Step 3: During campus visit, supplement the formal interview with cultural observation opportunities. Have informal meals with different stakeholder groups. Observe how the candidate interacts with faculty, staff, and students in less formal settings. Ask open-ended questions in group settings about their approach to shared governance, change, and challenge. The formal interview will show you the candidate's prepared answers. The informal settings will show you how they actually think.

Step 4: Before the final offer, do a values alignment discussion. Bring the finalist back for a longer conversation with the president (or search committee chair) focused specifically on values, mission understanding, and fit with institutional culture. This conversation should not be confrontational. It should be exploratory: "Here is what we value most about our institution. Tell me how your approach aligns with that. Tell me where you see potential misalignment." This conversation often reveals things that formal interviews obscured.

What I Have Learned from Failed Searches

I have watched several administrative searches fail despite excellent credentials, primarily because cultural fit was not assessed. A nationally known dean who had led successful initiatives at two prior institutions arrived at a comprehensive university and immediately alienated the faculty by dismissing the importance of faculty input on curricular decisions. The candidate's reference checks (about competence) had been stellar. Nobody had asked about his approach to shared governance. A provost who had been successful in a R1 research environment arrived at a regional comprehensive university and spent two years trying to impose a research-driven culture on an institution where teaching was the primary mission. Her credentials had been perfect. Nobody had asked what she genuinely believed about the relationship between research and teaching. An associate dean hire created conflict with the dean within six months because his decision-making style was centralized and independent, while the dean expected collaborative process. The reference checks had not revealed this difference.

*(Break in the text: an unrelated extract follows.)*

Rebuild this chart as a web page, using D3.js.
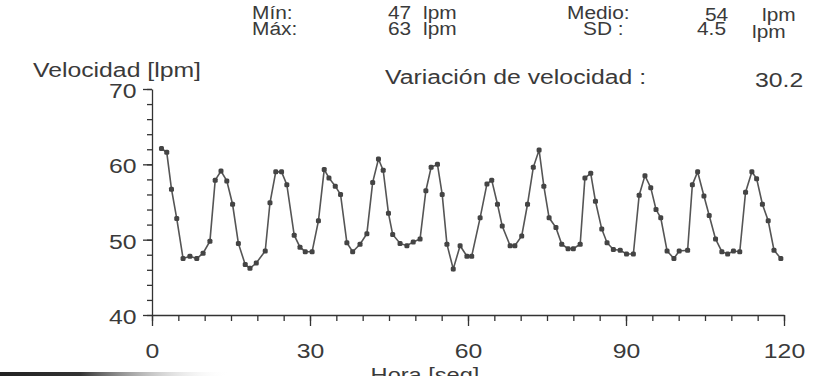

These are expensive failures. Not just the cost of the search process, but the cost of institutional disruption, the cost of addressing cultural damage after the fact, the cost of eventually replacing the administrator. The search investment in cultural due diligence is trivial compared to the cost of a bad hire.

Connection to Cultural Resilience

Cultural due diligence is about building Cultural Resilience (Pillar 4) into the administrative hiring process itself. Cultural resilience is the capacity to absorb change while maintaining institutional identity. An administrator who is not aligned with institutional culture creates friction that degrades cultural resilience. An administrator who understands and aligns with institutional culture strengthens it. By investing in cultural due diligence, you are not just making a better hire. You are protecting the foundation on which your institution's resilience depends.

The additional work is real, but it is front-loaded. Spend six to eight additional hours per finalist on cultural evaluation during the search process, or spend thousands of hours managing cultural friction after the hire. That is the actual choice.